By the way, Dylan Simcoe is back under Olivia's care. She is none too pleased about this.
That night, at stately Benford Manor, Mark greets Nicole very warmly and she gives him the 411 on Charlie's daily activities. None of those activities included recounting in detail what her flashforward was, which is just too bad for Mark, but he does get a chance to talk to Nicole about her flashforward and her subsequent disappearing act. Nicole says sheepishly, "I'm trying to figure out why you guys didn't fire me." Mark tells her she's part of the family, then asks if she'd like to talk about what happened.
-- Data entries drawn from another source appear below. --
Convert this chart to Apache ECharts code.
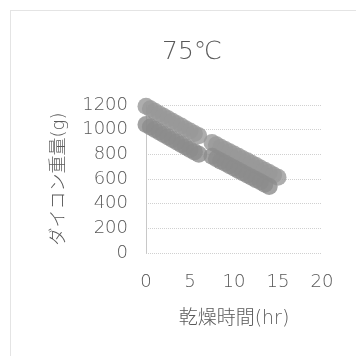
<!DOCTYPE html>
<html>
<head>
<meta charset="utf-8">
<script src="https://cdn.jsdelivr.net/npm/echarts@6/dist/echarts.min.js"></script>
<style>
  html, body { margin: 0; padding: 0; background: #fff; }
  #chart { width: 356px; height: 356px; }
</style>
</head>
<body>
<div id="chart"></div>
<script>
// Drying curve of daikon radish at 75°C: weight (g) vs drying time (hr)
const chartTitle = '75℃';
const xAxisName = '乾燥時間(hr)';
const yAxisName = 'ダイコン重量(g)';

// Sample A
const timeA = [0, 0.5, 1, 1.5, 2, 2.5, 3, 3.5, 4, 4.5, 5, 5.5, 6,
               7.5, 8, 8.5, 9, 9.5, 10, 10.5, 11, 11.5, 12, 12.5, 13, 13.5, 14, 14.5, 15];
const weightA = [1190, 1169, 1150, 1128, 1109, 1088, 1069, 1048, 1030, 1008, 989, 968, 950,
                 896, 878, 858, 840, 820, 802, 784, 765, 747, 727, 709, 690, 671, 652, 633, 614];

// Sample B
const timeB = [0, 0.5, 1, 1.5, 2, 2.5, 3, 3.5, 4, 4.5, 5, 5.5, 6,
               7.5, 8, 8.5, 9, 9.5, 10, 10.5, 11, 11.5, 12, 12.5, 13, 13.5, 14];
const weightB = [1042, 1022, 1001, 982, 961, 941, 921, 901, 880, 860, 840, 820, 800,
                 784, 765, 745, 727, 708, 689, 670, 651, 633, 614, 595, 577, 558, 540];

const pairs = (xs, ys) => xs.map((x, i) => [x, ys[i]]);

const textColor = '#595959';
const latinFont = '"DejaVu Sans", "Noto Sans CJK JP", sans-serif';

const chart = echarts.init(document.getElementById('chart'), null, { renderer: 'canvas' });
chart.setOption({
  animation: false,
  backgroundColor: '#ffffff',
  graphic: [{
    type: 'rect',
    shape: { x: 10.5, y: 10.5, width: 400, height: 400 },
    style: { fill: 'none', stroke: '#c8c8c8', lineWidth: 1, lineDash: [1, 1] },
    silent: true
  }],
  title: {
    text: chartTitle,
    left: 187,
    top: 35,
    textAlign: 'center',
    textStyle: { fontFamily: latinFont, fontSize: 25, fontWeight: 300, color: textColor }
  },
  grid: { left: 146, right: 34, top: 105, bottom: 103, containLabel: false },
  xAxis: {
    type: 'value',
    min: 0, max: 20, interval: 5,
    name: xAxisName,
    nameLocation: 'middle',
    nameGap: 57,
    nameTextStyle: { fontFamily: latinFont, fontSize: 19, fontWeight: 300, color: textColor },
    axisLine: { show: false },
    axisTick: { show: false },
    splitLine: { show: false },
    axisLabel: { fontFamily: latinFont, fontSize: 18, fontWeight: 300, color: textColor, margin: 20 }
  },
  yAxis: {
    type: 'value',
    min: 0, max: 1200, interval: 200,
    name: yAxisName,
    nameLocation: 'middle',
    nameGap: 78,
    nameRotate: 90,
    nameTextStyle: { fontFamily: latinFont, fontSize: 18, fontWeight: 300, color: textColor },
    axisLine: { show: true, lineStyle: { color: '#c8c8c8', width: 1 } },
    axisTick: { show: false },
    splitLine: { show: true, lineStyle: { color: '#d0d0d0', width: 1, type: [1, 1] } },
    axisLabel: {
      fontFamily: latinFont, fontSize: 18, fontWeight: 300, color: textColor, margin: 18,
      formatter: (v) => String(v)
    }
  },
  series: [
    {
      name: 'A',
      type: 'scatter',
      data: pairs(timeA, weightA),
      symbol: 'circle',
      symbolSize: 17,
      itemStyle: { color: '#999999' }
    },
    {
      name: 'B',
      type: 'scatter',
      data: pairs(timeB, weightB),
      symbol: 'circle',
      symbolSize: 17,
      itemStyle: { color: '#8c8c8c' }
    }
  ]
});
</script>
</body>
</html>
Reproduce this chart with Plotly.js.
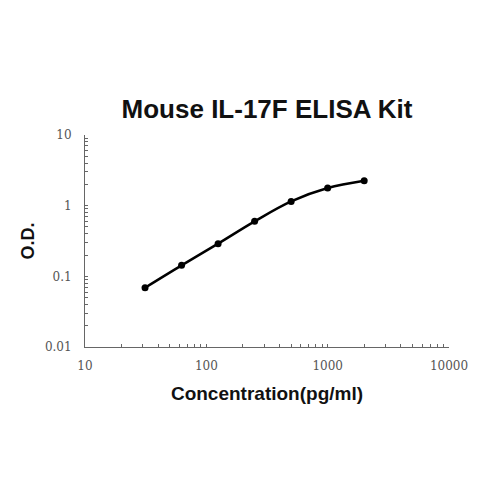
<!DOCTYPE html>
<html>
<head>
<meta charset="utf-8">
<script src="https://cdn.plot.ly/plotly-3.0.1.min.js"></script>
<style>html,body{margin:0;padding:0;background:#fff;}#chart{width:480px;height:480px;}</style>
</head>
<body>
<div id="chart"></div>
<script>
const concentration = [31.25, 62.5, 125, 250, 500, 1000, 2000];
const od = [0.069, 0.143, 0.29, 0.60, 1.15, 1.78, 2.25];
const xDecades = [10, 100, 1000, 10000];
const xDecadeLabels = ['10', '100', '1000', '10000'];
const yDecades = [0.01, 0.1, 1, 10];
const yDecadeLabels = ['0.01', '0.1', '1', '10'];
const digits = [1, 2, 3, 4, 5, 6, 7, 8, 9];

function buildTicks(decades, labels) {
  const vals = [], text = [];
  decades.forEach((d, i) => {
    if (i === decades.length - 1) { vals.push(d); text.push(labels[i]); return; }
    digits.forEach(k => { vals.push(d * k); text.push(k === 1 ? labels[i] : ''); });
  });
  return {vals, text};
}
const xt = buildTicks(xDecades, xDecadeLabels);
const yt = buildTicks(yDecades, yDecadeLabels);

const trace = {
  x: concentration,
  y: od,
  type: 'scatter',
  mode: 'lines+markers',
  line: {color: '#000', width: 2.5, shape: 'spline', smoothing: 1},
  marker: {color: '#000', size: 7},
  hoverinfo: 'none'
};

const tickFont = {family: '"DejaVu Serif", "Liberation Serif", serif', size: 12, color: '#555'};
const boldFont = '"Liberation Sans", Arial, sans-serif';

const layout = {
  width: 480, height: 480,
  margin: {l: 85, r: 31, t: 135, b: 133},
  paper_bgcolor: '#fff', plot_bgcolor: '#fff',
  showlegend: false,
  title: {
    text: '<b>Mouse IL-17F ELISA Kit</b>',
    font: {family: boldFont, size: 26, color: '#111'},
    x: 0.5, xanchor: 'center', y: 1 - 109/480, yanchor: 'middle', xref: 'paper'
  },
  xaxis: {
    type: 'log', range: [1, 4],
    tickmode: 'array', tickvals: xt.vals, ticktext: xt.text,
    ticks: 'inside', ticklen: 3, tickcolor: '#666', tickwidth: 1,
    showline: true, linecolor: '#666', linewidth: 1,
    showgrid: false, zeroline: false,
    tickfont: tickFont, ticklabelstandoff: 8,
    title: {text: '<b>Concentration(pg/ml)</b>', font: {family: boldFont, size: 19, color: '#111'}, standoff: 14}
  },
  yaxis: {
    type: 'log', range: [-2, 1],
    tickmode: 'array', tickvals: yt.vals, ticktext: yt.text,
    ticks: 'inside', ticklen: 3, tickcolor: '#666', tickwidth: 1,
    showline: true, linecolor: '#666', linewidth: 1,
    showgrid: false, zeroline: false,
    tickfont: tickFont, ticklabelstandoff: 10,
    title: {text: '<b>O.D.</b>', font: {family: boldFont, size: 18, color: '#111'}, standoff: 5}
  }
};

Plotly.newPlot('chart', [trace], layout, {staticPlot: true, displayModeBar: false});
</script>
</body>
</html>
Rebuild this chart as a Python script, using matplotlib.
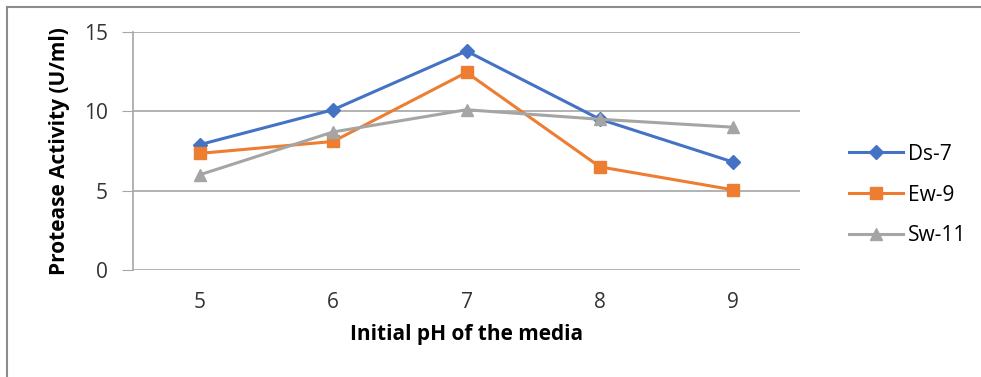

"I saw someone drowning me in my flashforward. I saw someone drowning me, and I don't understand, but I felt like I deserved what was happening. Like I'd done something wrong and there was no other way out," Nicole says. We see her in a white dress, being drowned in an impossibly blue and clear body of water. She adds that she saw the man's face while he was doing it. So do we -- and it looks an awful lot like the priest who was so freaked out a few scenes ago. Nicole finishes: "He pushed me back down, and then I was just gone. What did I do to deserve being murdered?" We see her drift to the bottom of the pool, a modern Ophelia. If rosemary's for remembrance, what flower stands for precognition?
Mark's brow is furrowed upon hearing all this, but his brow is furrowed nearly all the time, so it's not like we can gauge how deeply he was affected by Nicole's story. But he consoles her: "I've known you a long time. You didn't do anything wrong, and you won't. Tomorrow, I'm going to have a detective friend of mine from the LAPD come talk to you. We're not going to let anything bad happen. I want to do whatever I have to, to make sure you're safe." But how will he fit it into his busy schedule of getting punched by coworkers and guilting his wife over her flashforward? I worry that the extra responsibility will drive him to the bottle.